The report showed that most but not all of the 15 nations surveyed plan to decrease their coal production — India and Russia are slated to increase theirs — while upping oil and natural gas, a finding “dangerously out of sync” with the Paris limits.

Each of the countries has also signed the Paris accord and pledged to reduce greenhouse-gas emissions, in some cases announcing net-zero commitments.

“However, few have assessed, at least publicly, whether their projected fossil fuel production is consistent with the goals of the Paris Agreement,” said the report. “This focus on emissions alone ignores their roles and responsibilities in producing the predominant source of these emissions.”

The countries named in the report were Australia, Brazil, Britain, Canada, China, Germany, India, Indonesia, Mexico, Norway, Russia, Saudi Arabia, South Africa, United Arab Emirates, and the U.S.

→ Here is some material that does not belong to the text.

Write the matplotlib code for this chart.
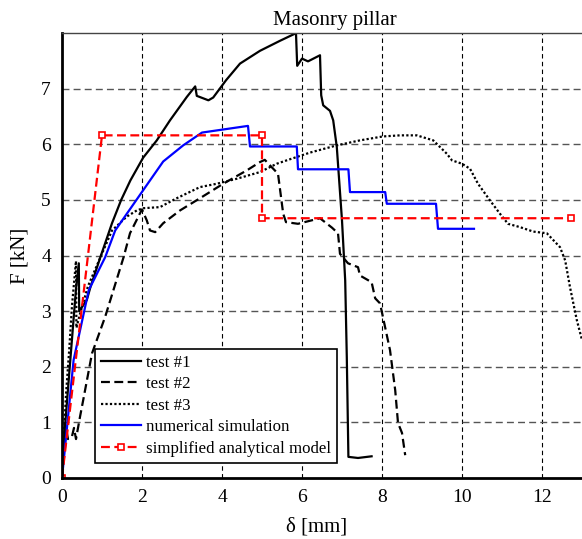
import numpy as np
import matplotlib.pyplot as plt

# --- data (delta [mm], F [kN]) ---
test1_d = [0, 0.05, 0.15, 0.25, 0.35, 0.42, 0.43, 0.62, 0.71, 0.95, 1.25, 1.48, 1.71, 2.03,
           2.37, 2.7, 2.87, 3.12, 3.33, 3.37, 3.66, 3.78, 4.1, 4.45, 4.95, 5.45, 5.83,
           5.85, 5.88, 6.0, 6.15, 6.45, 6.48, 6.53, 6.7, 6.78, 6.87, 7.0, 7.08, 7.12,
           7.16, 7.4, 7.74]
test1_f = [0, 0.7, 1.6, 2.5, 3.4, 3.86, 3.0, 3.2, 3.43, 3.95, 4.58, 5.0, 5.35, 5.76,
           6.07, 6.43, 6.6, 6.85, 7.04, 6.87, 6.79, 6.84, 7.15, 7.45, 7.68, 7.86, 7.99,
           7.99, 7.41, 7.54, 7.49, 7.6, 6.88, 6.7, 6.6, 6.43, 5.95, 4.63, 3.55, 2.17,
           0.38, 0.36, 0.39]

test2_d = [0, 0.05, 0.1, 0.15, 0.25, 0.3, 0.35, 0.45, 0.53, 0.75, 1.08, 1.54, 1.7,
           2.0, 2.12, 2.2, 2.33, 2.53, 2.95, 3.45, 4.03, 4.62, 4.95, 5.07, 5.2, 5.4,
           5.53, 5.6, 5.9, 6.45, 6.75, 6.9, 6.95, 7.15, 7.4, 7.45, 7.74, 7.83, 7.95,
           8.2, 8.33, 8.4, 8.5, 8.58]
test2_f = [0, 0.5, 0.9, 0.7, 0.75, 0.9, 0.7, 1.1, 1.4, 2.24, 2.9, 3.97, 4.4,
           4.83, 4.63, 4.45, 4.42, 4.58, 4.81, 5.03, 5.29, 5.53, 5.68, 5.72, 5.62, 5.47,
           4.75, 4.6, 4.57, 4.67, 4.5, 4.4, 4.03, 3.86, 3.79, 3.64, 3.52, 3.23, 3.14,
           2.3, 1.58, 0.99, 0.81, 0.41]

test3_d = [0, 0.05, 0.1, 0.18, 0.25, 0.35, 0.36, 0.45, 0.65, 0.95, 1.25, 1.62, 1.87, 2.03,
           2.45, 2.87, 3.45, 3.87, 4.37, 4.95, 5.37, 5.78, 6.2, 6.87, 7.45, 8.02, 8.45,
           8.87, 9.28, 9.62, 9.75, 10.0, 10.2, 10.4, 10.7, 10.95, 11.15, 11.45, 11.78,
           12.12, 12.45, 12.58, 12.7, 12.87, 13.0]
test3_f = [0, 0.8, 1.5, 2.3, 3.1, 3.9, 2.7, 2.95, 3.45, 3.95, 4.45, 4.7, 4.81, 4.85,
           4.87, 5.03, 5.23, 5.29, 5.38, 5.5, 5.65, 5.75, 5.85, 5.98, 6.07, 6.14, 6.16,
           6.16, 6.07, 5.83, 5.71, 5.65, 5.56, 5.29, 4.99, 4.75, 4.57, 4.51, 4.43,
           4.4, 4.15, 3.91, 3.43, 2.84, 2.48]

num_d = [0, 0.29, 0.67, 1.08, 1.33, 2.2, 2.53, 3.03, 3.5, 4.65, 4.7, 5.87, 5.9, 7.16,
         7.2, 8.08, 8.12, 9.35, 9.4, 10.3]
num_f = [0, 2.12, 3.38, 3.97, 4.45, 5.35, 5.69, 5.98, 6.21, 6.33, 5.96, 5.96, 5.55, 5.55,
         5.14, 5.14, 4.93, 4.93, 4.48, 4.48]

model_d = [0, 1.0, 5.0, 5.0, 12.73]
model_f = [0, 6.16, 6.16, 4.67, 4.67]

plt.rcParams['font.family'] = ['Liberation Serif', 'DejaVu Serif']

fig = plt.figure(figsize=(5.82, 5.39), dpi=100)
ax = fig.add_axes([62/582, 61/539, 520/582, 445/539])

ax.plot(test1_d, test1_f, color='black', lw=1.6, label='test #1')
ax.plot(test2_d, test2_f, color='black', lw=1.6, dashes=(4, 2), label='test #2')
ax.plot(test3_d, test3_f, color='black', lw=1.6, dashes=(1, 1), label='test #3')
ax.plot(num_d, num_f, color='#0000ff', lw=1.6, label='numerical simulation')
ax.plot(model_d, model_f, color='#ff0000', lw=1.6, dashes=(4, 2), marker='s',
        markersize=5, markerfacecolor='white', markeredgecolor='#ff0000',
        markeredgewidth=1.2, label='simplified analytical model')

ax.set_xlim(0, 13)
ax.set_ylim(0, 8)
ax.set_xticks([0, 2, 4, 6, 8, 10, 12])
ax.set_yticks([0, 1, 2, 3, 4, 5, 6, 7])
ax.tick_params(labelsize=14, length=0, pad=8)
ax.grid(False)
for x in [2, 4, 6, 8, 10, 12]:
    ax.axvline(x, color='black', lw=0.8, dashes=(4, 3), zorder=0)
for y in [1, 2, 3, 4, 5, 6, 7]:
    ax.axhline(y, color='#555555', lw=1.0, dashes=(5, 3), zorder=0)

ax.spines['left'].set_linewidth(2)
ax.spines['bottom'].set_linewidth(2)
ax.spines['top'].set_linewidth(1)
ax.spines['top'].set_color('#444444')
ax.spines['right'].set_visible(False)

ax.set_title('Masonry pillar', fontsize=15, pad=6, x=0.525)
ax.set_xlabel('δ [mm]', fontsize=15, labelpad=8, x=0.49)
ax.set_ylabel('F [kN]', fontsize=15, labelpad=8)

leg = ax.legend(loc='lower left', bbox_to_anchor=(0.063, 0.034), fontsize=12.2,
                frameon=True, fancybox=False, edgecolor='black', framealpha=1,
                handlelength=2.35, borderpad=0.35, labelspacing=0.33, handletextpad=0.3,
                borderaxespad=0)
leg.get_frame().set_linewidth(1.2)

fig.savefig('out.png', dpi=100)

Gregory Wrightstone, executive director of the skeptical CO2 Coalition, noted the contrast between the climate pledges and the accelerated fossil-fuel production.

“The divergence between net-zero commitments and the increasing production of fossil fuels is the difference between the fantasy that modern society can thrive without coal, oil and natural gas and the reality that people want — and deserve — to live free of poverty and deprivation,” he said.

The report urged nations and financial institutions to cut investment in fossil-fuel development and intensify their renewable commitment.